The man who was Chesterton
G. K. Chesterton (1874-1936) was a multi-faceted writer of ideas, a journalist with a fierce track record who, with his controversial attitude, sensitivity to the common man’s worries and dazzling but paradoxical eloquence, revolutionised the literary and journalistic world of his time.
G. K. Chesterton, born in London on 29 May 1874, was the son of a wealthy family from Kensington who dealt in real estate. He received a privileged education at St Paul’s School and ever since he was young, he stood out for his rhetorical and argumentative skills, going on to found a Junior Debating Club with some school friends. He developed his artistic talent at the Slade School of Art in London and started out in journalism writing art and literature reviews. His journalistic career was set first around London’s Fleet Street, contributing to the liberal newspaper Daily News and the magazine The Illustrated London News, amongst others. He managed to lead a retired life in Beaconsfield with his wife Francis, while never leaving mainstream journalism nor participation in English public life through many polemics and controversies. He founded his own weekly in 1925, G. K’s Weekly.

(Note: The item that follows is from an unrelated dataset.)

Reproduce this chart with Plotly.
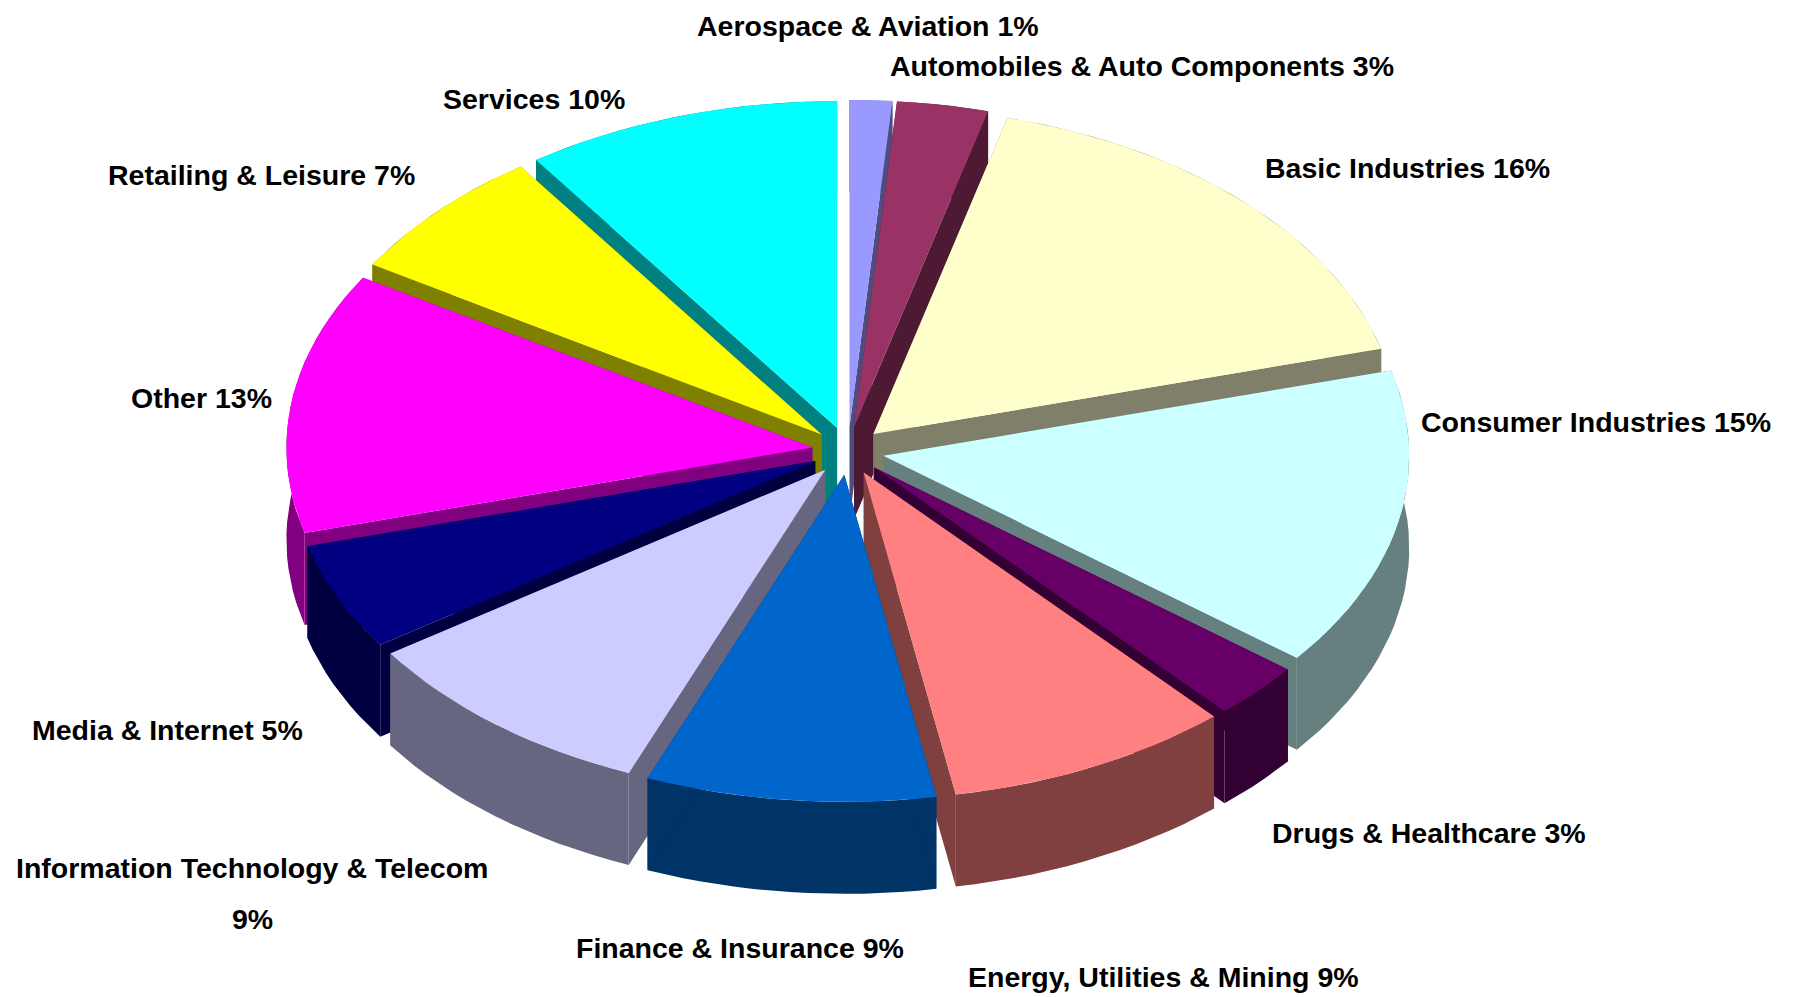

Literary fame reached him in 1908 by way of the detective stories starring Father Brown. He cultivated the social and religious essay (Heretics, 1905; Orthodoxy, 1908; What’s Wrong with the World, 1910, were his first works bringing him to public attention) and never abandoned literary criticism. He alternated the life of the writer and journalist with many lectures and trips to Europe and America. He died in his house in Beaconsfield on 14 June 1936.